╭──
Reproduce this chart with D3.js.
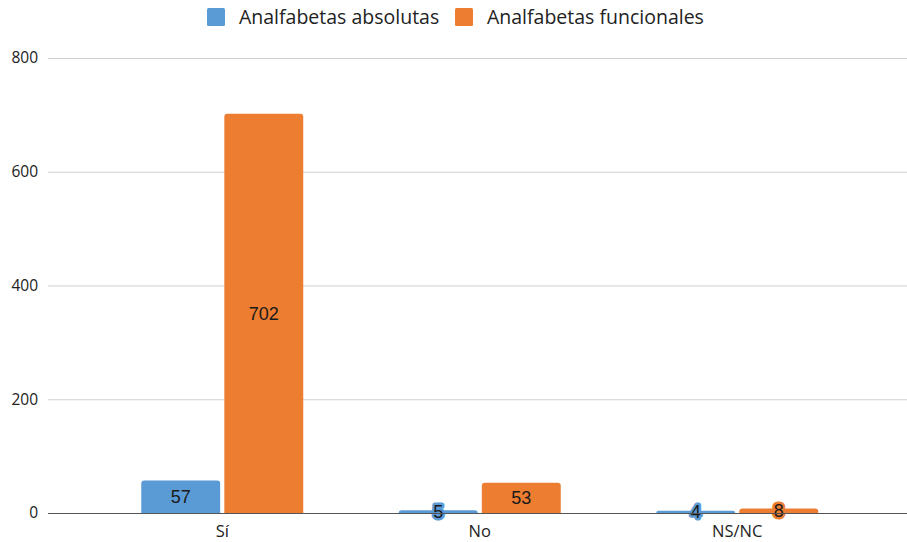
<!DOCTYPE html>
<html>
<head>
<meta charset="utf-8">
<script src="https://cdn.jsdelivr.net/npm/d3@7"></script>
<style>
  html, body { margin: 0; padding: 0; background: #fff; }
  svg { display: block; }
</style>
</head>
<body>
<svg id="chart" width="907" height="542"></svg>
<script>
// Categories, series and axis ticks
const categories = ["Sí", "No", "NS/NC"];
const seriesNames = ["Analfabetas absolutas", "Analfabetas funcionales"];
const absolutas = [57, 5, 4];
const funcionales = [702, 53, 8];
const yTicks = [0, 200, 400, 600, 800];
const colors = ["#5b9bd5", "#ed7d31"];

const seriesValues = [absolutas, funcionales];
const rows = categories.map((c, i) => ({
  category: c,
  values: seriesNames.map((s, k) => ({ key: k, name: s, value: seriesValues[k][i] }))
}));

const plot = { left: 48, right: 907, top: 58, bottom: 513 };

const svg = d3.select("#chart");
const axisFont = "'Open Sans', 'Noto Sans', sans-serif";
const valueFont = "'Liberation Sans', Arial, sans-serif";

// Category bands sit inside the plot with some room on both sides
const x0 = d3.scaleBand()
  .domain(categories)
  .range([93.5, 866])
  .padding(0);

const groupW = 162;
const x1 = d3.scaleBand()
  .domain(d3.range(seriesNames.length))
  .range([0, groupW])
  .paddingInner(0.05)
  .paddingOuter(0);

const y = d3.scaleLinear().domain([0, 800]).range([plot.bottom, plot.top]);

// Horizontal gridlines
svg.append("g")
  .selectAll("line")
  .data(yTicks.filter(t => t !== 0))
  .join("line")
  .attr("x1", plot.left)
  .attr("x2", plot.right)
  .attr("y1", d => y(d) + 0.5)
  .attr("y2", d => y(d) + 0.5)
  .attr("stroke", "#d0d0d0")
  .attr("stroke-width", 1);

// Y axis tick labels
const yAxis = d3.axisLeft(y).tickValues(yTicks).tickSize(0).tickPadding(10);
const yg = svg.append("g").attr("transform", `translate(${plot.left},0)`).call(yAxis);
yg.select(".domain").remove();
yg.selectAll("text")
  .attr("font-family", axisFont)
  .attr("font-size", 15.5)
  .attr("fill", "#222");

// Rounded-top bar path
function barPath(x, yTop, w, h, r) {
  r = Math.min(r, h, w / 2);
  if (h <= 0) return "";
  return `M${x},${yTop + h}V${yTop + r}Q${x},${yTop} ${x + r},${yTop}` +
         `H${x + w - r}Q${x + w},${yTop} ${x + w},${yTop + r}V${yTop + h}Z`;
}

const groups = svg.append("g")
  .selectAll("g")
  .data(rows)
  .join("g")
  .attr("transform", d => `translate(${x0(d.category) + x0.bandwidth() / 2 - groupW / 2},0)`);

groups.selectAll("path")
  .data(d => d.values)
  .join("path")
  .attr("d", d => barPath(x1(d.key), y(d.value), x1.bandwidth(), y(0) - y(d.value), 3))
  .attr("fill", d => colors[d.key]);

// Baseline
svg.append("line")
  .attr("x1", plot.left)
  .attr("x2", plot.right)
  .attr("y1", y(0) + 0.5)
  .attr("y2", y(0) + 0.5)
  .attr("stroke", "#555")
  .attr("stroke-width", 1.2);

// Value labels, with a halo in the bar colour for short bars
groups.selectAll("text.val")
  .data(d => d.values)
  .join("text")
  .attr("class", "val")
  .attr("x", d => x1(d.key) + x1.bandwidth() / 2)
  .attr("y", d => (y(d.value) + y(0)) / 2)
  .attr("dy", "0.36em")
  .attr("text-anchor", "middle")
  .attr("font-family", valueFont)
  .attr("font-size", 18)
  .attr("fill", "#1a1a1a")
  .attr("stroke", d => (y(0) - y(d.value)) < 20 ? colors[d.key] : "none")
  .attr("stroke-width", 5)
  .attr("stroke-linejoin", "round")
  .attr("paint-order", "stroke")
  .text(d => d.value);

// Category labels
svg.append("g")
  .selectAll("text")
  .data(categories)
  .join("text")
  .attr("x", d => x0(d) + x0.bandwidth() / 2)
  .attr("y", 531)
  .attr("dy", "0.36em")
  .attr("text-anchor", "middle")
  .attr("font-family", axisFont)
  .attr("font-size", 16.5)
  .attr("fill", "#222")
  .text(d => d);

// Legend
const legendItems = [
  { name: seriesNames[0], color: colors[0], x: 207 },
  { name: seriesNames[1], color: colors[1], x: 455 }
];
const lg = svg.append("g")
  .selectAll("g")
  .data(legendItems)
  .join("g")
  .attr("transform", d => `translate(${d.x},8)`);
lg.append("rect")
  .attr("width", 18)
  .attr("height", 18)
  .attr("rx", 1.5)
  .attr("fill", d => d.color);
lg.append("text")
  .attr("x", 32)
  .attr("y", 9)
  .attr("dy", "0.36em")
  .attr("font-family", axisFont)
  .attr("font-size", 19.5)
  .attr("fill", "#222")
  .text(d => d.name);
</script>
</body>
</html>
╰──
- [Exercise details]
With the pictures left out, transcribe the material exactly.

- [Result]
Reproduce this chart with D3.js.
<!DOCTYPE html>
<html>
<head>
<meta charset="utf-8">
<script src="https://cdn.jsdelivr.net/npm/d3@7"></script>
<style>
  html, body { margin: 0; padding: 0; background: #fff; }
  svg { display: block; }
</style>
</head>
<body>
<svg id="chart" width="907" height="542"></svg>
<script>
// Categories, series and axis ticks
const categories = ["Sí", "No", "NS/NC"];
const seriesNames = ["Analfabetas absolutas", "Analfabetas funcionales"];
const absolutas = [57, 5, 4];
const funcionales = [702, 53, 8];
const yTicks = [0, 200, 400, 600, 800];
const colors = ["#5b9bd5", "#ed7d31"];

const seriesValues = [absolutas, funcionales];
const rows = categories.map((c, i) => ({
  category: c,
  values: seriesNames.map((s, k) => ({ key: k, name: s, value: seriesValues[k][i] }))
}));

const plot = { left: 48, right: 907, top: 58, bottom: 513 };

const svg = d3.select("#chart");
const axisFont = "'Open Sans', 'Noto Sans', sans-serif";
const valueFont = "'Liberation Sans', Arial, sans-serif";

// Category bands sit inside the plot with some room on both sides
const x0 = d3.scaleBand()
  .domain(categories)
  .range([93.5, 866])
  .padding(0);

const groupW = 162;
const x1 = d3.scaleBand()
  .domain(d3.range(seriesNames.length))
  .range([0, groupW])
  .paddingInner(0.05)
  .paddingOuter(0);

const y = d3.scaleLinear().domain([0, 800]).range([plot.bottom, plot.top]);

// Horizontal gridlines
svg.append("g")
  .selectAll("line")
  .data(yTicks.filter(t => t !== 0))
  .join("line")
  .attr("x1", plot.left)
  .attr("x2", plot.right)
  .attr("y1", d => y(d) + 0.5)
  .attr("y2", d => y(d) + 0.5)
  .attr("stroke", "#d0d0d0")
  .attr("stroke-width", 1);

// Y axis tick labels
const yAxis = d3.axisLeft(y).tickValues(yTicks).tickSize(0).tickPadding(10);
const yg = svg.append("g").attr("transform", `translate(${plot.left},0)`).call(yAxis);
yg.select(".domain").remove();
yg.selectAll("text")
  .attr("font-family", axisFont)
  .attr("font-size", 15.5)
  .attr("fill", "#222");

// Rounded-top bar path
function barPath(x, yTop, w, h, r) {
  r = Math.min(r, h, w / 2);
  if (h <= 0) return "";
  return `M${x},${yTop + h}V${yTop + r}Q${x},${yTop} ${x + r},${yTop}` +
         `H${x + w - r}Q${x + w},${yTop} ${x + w},${yTop + r}V${yTop + h}Z`;
}

const groups = svg.append("g")
  .selectAll("g")
  .data(rows)
  .join("g")
  .attr("transform", d => `translate(${x0(d.category) + x0.bandwidth() / 2 - groupW / 2},0)`);

groups.selectAll("path")
  .data(d => d.values)
  .join("path")
  .attr("d", d => barPath(x1(d.key), y(d.value), x1.bandwidth(), y(0) - y(d.value), 3))
  .attr("fill", d => colors[d.key]);

// Baseline
svg.append("line")
  .attr("x1", plot.left)
  .attr("x2", plot.right)
  .attr("y1", y(0) + 0.5)
  .attr("y2", y(0) + 0.5)
  .attr("stroke", "#555")
  .attr("stroke-width", 1.2);

// Value labels, with a halo in the bar colour for short bars
groups.selectAll("text.val")
  .data(d => d.values)
  .join("text")
  .attr("class", "val")
  .attr("x", d => x1(d.key) + x1.bandwidth() / 2)
  .attr("y", d => (y(d.value) + y(0)) / 2)
  .attr("dy", "0.36em")
  .attr("text-anchor", "middle")
  .attr("font-family", valueFont)
  .attr("font-size", 18)
  .attr("fill", "#1a1a1a")
  .attr("stroke", d => (y(0) - y(d.value)) < 20 ? colors[d.key] : "none")
  .attr("stroke-width", 5)
  .attr("stroke-linejoin", "round")
  .attr("paint-order", "stroke")
  .text(d => d.value);

// Category labels
svg.append("g")
  .selectAll("text")
  .data(categories)
  .join("text")
  .attr("x", d => x0(d) + x0.bandwidth() / 2)
  .attr("y", 531)
  .attr("dy", "0.36em")
  .attr("text-anchor", "middle")
  .attr("font-family", axisFont)
  .attr("font-size", 16.5)
  .attr("fill", "#222")
  .text(d => d);

// Legend
const legendItems = [
  { name: seriesNames[0], color: colors[0], x: 207 },
  { name: seriesNames[1], color: colors[1], x: 455 }
];
const lg = svg.append("g")
  .selectAll("g")
  .data(legendItems)
  .join("g")
  .attr("transform", d => `translate(${d.x},8)`);
lg.append("rect")
  .attr("width", 18)
  .attr("height", 18)
  .attr("rx", 1.5)
  .attr("fill", d => d.color);
lg.append("text")
  .attr("x", 32)
  .attr("y", 9)
  .attr("dy", "0.36em")
  .attr("font-family", axisFont)
  .attr("font-size", 19.5)
  .attr("fill", "#222")
  .text(d => d.name);
</script>
</body>
</html>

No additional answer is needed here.